Sumitomo owned large amounts of copper that was warehoused and stored in factories as well as numerous futures contracts. Hamanaka controlled 5% of the worlds copper supply, which may sound like a very small and insignificant amount, but given the fact that copper is illiquid because it is physical in nature and the logistics of buying and selling it are not as simple as financial commodities, a five percentage holding is quite significant.
Sumitomo also benefitted from the commissions on the other copper transactions that were handled by the company. Commissions were handled by the percentage of the value of the commodity being sold and delivered.
Causes of the Losses
There were some losses that Sumitomo had incurred just when Hamanaka had taken charge. He tried to recover the losses by taking huge positions in copper commodity futures on the London Metal Exchange. He tried to use the firm’s large cash reserves to both corner and squeeze the market and kept the price artificially high for the entire decade leading up to 1995 and garnished premium profits on the sale of Sumitomo’s physical assets.
This of course attracted the attention of the exchange and it gave a warning to Hamanaka who then struck a deal via Merrill Lynch for USD 150 million, which enabled him to trade at LME. He borrowed money from several banks without any authorization from his seniors. He used the funds either to buy copper or pay for the collateral he was required to deposit at the LME to cover loss making positions. By 1990 he was reporting huge trading profits to the top management by showing invoices of the fictitious options trades which he had created through some nexus with some brokers. Whenever anyone attempted to short the market he would pour more cash into positions thereby sustaining the price and outlasting the shorts, simply because he had more cash. The long cash positions forced anyone shorting copper to deliver the goods or close out their position at a premium.

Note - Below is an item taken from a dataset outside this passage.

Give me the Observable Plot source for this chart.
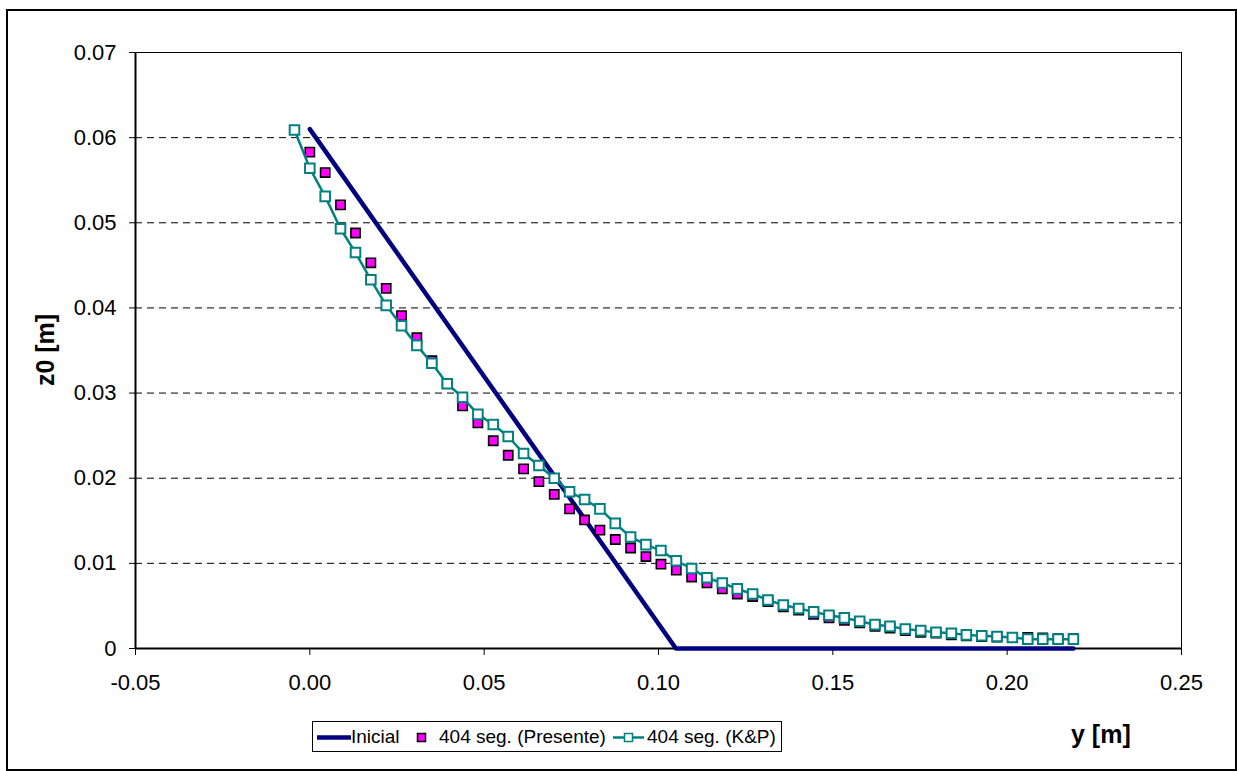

Unlike the US, the LME had no mandatory position reporting and no statistics showing open interest. Basically traders knew the price was too high, but they did not have the exact figures of how much Hamanaka controlled and how much money he had in reserve. In the end most cut their losses and had Hamanaka have his way. Nearly a decade after this market manipulation took place in 1995 due to the resurgence of the mining in China the price of copper started to revive which further inflated the prices. Sumitomo was exposed to losses because the market was headed for a big drop and shorting the positions then would result in an even bigger loss at a faster rate.